Der Antragsteller hat auch sonst nicht substantiiert dargetan und belegt, dass sich seine Vermögensverhältnisse zwischenzeitlich wesentlich verbessert haben. Er hat insbesondere nicht dargelegt, über welche Vermögenswerte oder Forderungen er verfügt, die es ihm ermöglichen würden, die noch offenstehenden Forderungen, insbesondere die der Sparkasse S. zu erfüllen.
Dem Antragsteller ist es daher nicht gelungen, die sich aus seiner Eintragung in das Schuldnerverzeichnis ergebende Vermutung des Vermögensverfalls (§ 14 Abs. 2 Nr. 7 2. Halbsatz BRAO) zu widerlegen. Sein Antrag auf gerichtliche Entscheidung war daher zurückzuweisen.

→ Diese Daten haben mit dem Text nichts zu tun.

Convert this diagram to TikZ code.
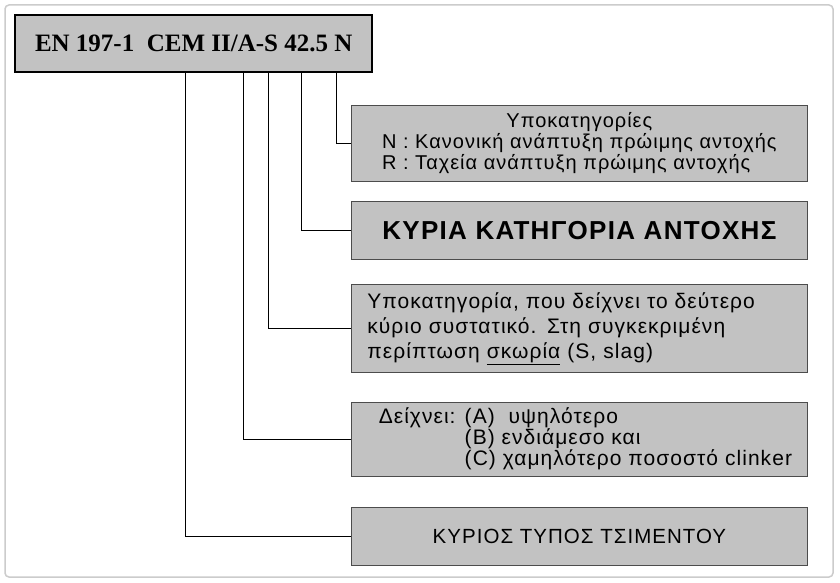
\documentclass[tikz,border=0pt]{standalone}
\usepackage{fontspec}
\setmainfont{Liberation Sans}[LetterSpace=5]
\newfontfamily\serifb{Liberation Serif}
\begin{document}
\begin{tikzpicture}[x=1pt,y=-1pt,
  infobox/.style={draw=black!70,line width=0.8pt,fill=black!24,minimum width=456pt,anchor=north west,inner sep=0pt,font=\fontsize{20}{23}\selectfont},
  conn/.style={draw=black,line width=0.8pt}]
\useasboundingbox (0,0) rectangle (840,583);
\fill[white] (0,0) rectangle (840,583);
\draw[black!20,line width=1.5pt,rounded corners=4pt] (5,5) rectangle (833,577);
\node[draw=black,line width=2.4pt,fill=black!24,anchor=north west,minimum width=357pt,minimum height=57pt,inner sep=0pt,font=\serifb\bfseries\fontsize{25}{28}\selectfont] (top) at (14,14) {EN 197-1\ \ CEM II/A-S 42.5 N};
\node[infobox,minimum height=76pt] (b1) at (351,105) {\begin{tabular}{@{}l@{}}\multicolumn{1}{c}{Υποκατηγορίες}\\[-2pt] N : Κανονική ανάπτυξη πρώιμης αντοχής\\[-2pt] R : Ταχεία ανάπτυξη πρώιμης αντοχής\end{tabular}};
\node[infobox,minimum height=58pt,font=\bfseries\fontsize{26}{30}\selectfont] (b2) at (351,201) {ΚΥΡΙΑ ΚΑΤΗΓΟΡΙΑ ΑΝΤΟΧΗΣ};
\node[infobox,minimum height=88pt,text width=424pt,align=left,font=\fontsize{21}{25}\selectfont] (b3) at (351,284) {Υποκατηγορία, που δείχνει το δεύτερο\\ κύριο συστατικό. Στη συγκεκριμένη\\ περίπτωση \underline{σκωρία} (S, slag)};
\node[infobox,minimum height=74pt,font=\fontsize{21}{23}\selectfont] (b4) at (351,402) {\hspace*{12pt}\begin{tabular}{@{}l@{ }l@{}}Δείχνει: & (A)\ \ υψηλότερο\\[-2pt] & (B) ενδιάμεσο και\\[-2pt] & (C) χαμηλότερο ποσοστό clinker\end{tabular}};
\node[infobox,minimum height=58pt,font=\fontsize{20.5}{24}\selectfont] (b5) at (351,507) {ΚΥΡΙΟΣ ΤΥΠΟΣ ΤΣΙΜΕΝΤΟΥ};
\coordinate (c1) at (336,72); \coordinate (c2) at (301,72); \coordinate (c3) at (268,72);
\coordinate (c4) at (243,72); \coordinate (c5) at (185,72);
\draw[conn] (c1) |- (b1.west);
\draw[conn] (c2) |- (b2.west);
\draw[conn] (c3) |- (b3.west);
\draw[conn] (c4) |- (b4.west);
\draw[conn] (c5) |- (b5.west);
\end{tikzpicture}
\end{document}
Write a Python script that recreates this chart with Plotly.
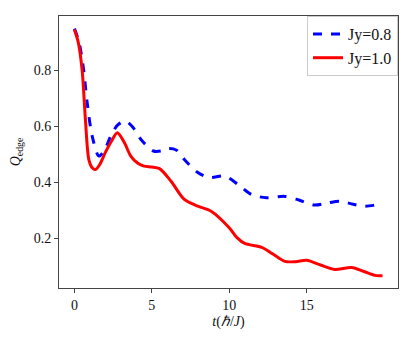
import plotly.graph_objects as go

# Jy = 0.8 (blue dashed)
t_08 = [0, 0.3, 0.6, 0.82, 1.15, 1.58, 1.95, 2.34, 2.8, 3.3, 3.8, 4.3, 5.1, 5.6, 6.1, 6.6, 7.1, 7.97, 8.72, 9.7,
        10.56, 11.43, 12.4, 13.6, 14.5, 15.5, 16.3, 17.1, 18.0, 18.7, 19.3, 19.9]
q_08 = [0.949, 0.90, 0.80, 0.686, 0.565, 0.494, 0.515, 0.565, 0.605, 0.619, 0.595, 0.553, 0.512, 0.512, 0.521, 0.515, 0.482, 0.435, 0.417, 0.423,
        0.393, 0.357, 0.345, 0.35, 0.337, 0.319, 0.326, 0.333, 0.322, 0.315, 0.318, 0.327]

# Jy = 1.0 (red solid)
t_10 = [0, 0.25, 0.5, 0.71, 0.93, 1.15, 1.36, 1.65, 2.0, 2.4, 2.77, 3.2, 3.64, 4.1, 4.5, 5.0, 5.5, 6.23, 7.1, 7.97, 8.83, 10.0,
        10.5, 11.0, 12.1, 12.8, 13.6, 14.3, 15.0, 15.9, 16.8, 17.9, 18.7, 19.4, 19.9]
q_10 = [0.946, 0.90, 0.80, 0.625, 0.482, 0.452, 0.446, 0.465, 0.507, 0.548, 0.577, 0.545, 0.494, 0.468, 0.458, 0.455, 0.449, 0.405, 0.339, 0.315, 0.297, 0.238,
        0.203, 0.182, 0.168, 0.145, 0.118, 0.117, 0.122, 0.105, 0.089, 0.096, 0.082, 0.068, 0.067]

x_ticks = [0, 5, 10, 15]
y_ticks = [0.2, 0.4, 0.6, 0.8]

serif = 'Liberation Serif, Times New Roman, serif'

fig = go.Figure()

fig.add_trace(go.Scatter(
    x=t_08, y=q_08, mode='lines', name='Jy=0.8',
    line=dict(color='#0000ff', width=3, dash='dash', shape='spline', smoothing=0.8)
))
fig.add_trace(go.Scatter(
    x=t_10, y=q_10, mode='lines', name='Jy=1.0',
    line=dict(color='#ff0000', width=3, shape='spline', smoothing=0.8)
))

# page body adds an 8px offset, so the figure is 8px smaller
fig.update_layout(
    width=407,
    height=334,
    plot_bgcolor='white',
    paper_bgcolor='white',
    margin=dict(l=51, r=17, t=8, b=54, autoexpand=False),
    font=dict(family=serif, size=14, color='#111'),
    legend=dict(
        x=1, y=1, xanchor='right', yanchor='top',
        bgcolor='white', bordercolor='#cccccc', borderwidth=1,
        font=dict(family=serif, size=16),
    ),
    xaxis=dict(
        range=[-0.995, 20.9],
        tickvals=x_ticks,
        automargin=False,
        showgrid=False, zeroline=False,
        showline=True, mirror=True, linecolor='#444', linewidth=1,
        ticks='outside', ticklen=4, tickcolor='#444',
        title=dict(text='<i>t</i>(<i>ℏ</i>/<i>J</i>)', font=dict(family=serif, size=14), standoff=4),
    ),
    yaxis=dict(
        range=[0.023, 0.994],
        tickvals=y_ticks,
        tickformat='.1f',
        automargin=False,
        showgrid=False, zeroline=False,
        showline=True, mirror=True, linecolor='#444', linewidth=1,
        ticks='outside', ticklen=4, tickcolor='#444',
        title=dict(text='<i>Q</i><sub>edge</sub>', font=dict(family=serif, size=14), standoff=10),
    ),
)

fig.write_html("out.html")
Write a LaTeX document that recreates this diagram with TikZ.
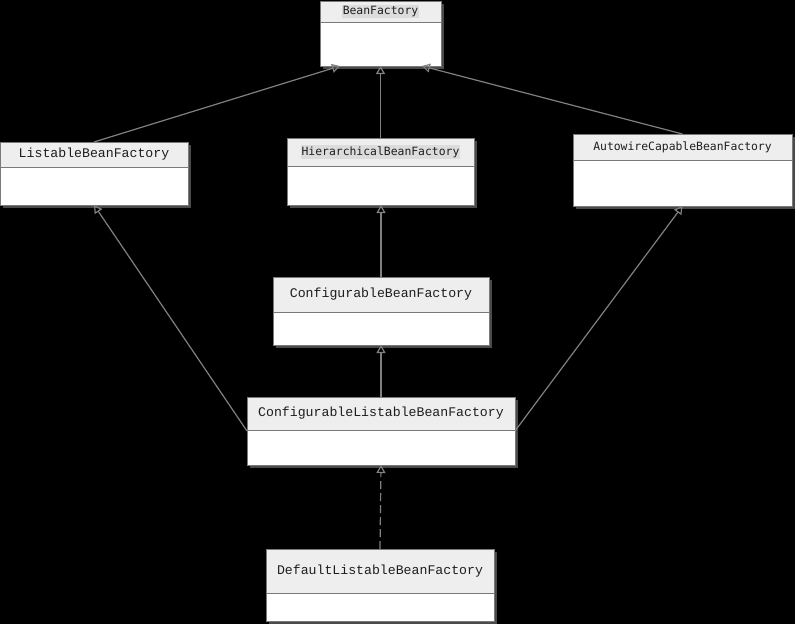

Die Kostenentscheidung beruht auf § 201 Abs. 1 BRAO. Für die Anordnung der Erstattung außergerichtlicher Kosten gem. § 40 Abs. 4 BRAO, § 13 a Abs. 1 Satz 1 FGG bestand kein Anlass.
Die Festsetzung des Geschäftswertes ergibt sich aus dem wirtschaftlichen Interesse des Antragstellers und orientiert sich an der entsprechenden Geschäftswertfestsetzung durch den Bundesgerichtshof in vergleichbaren Fällen.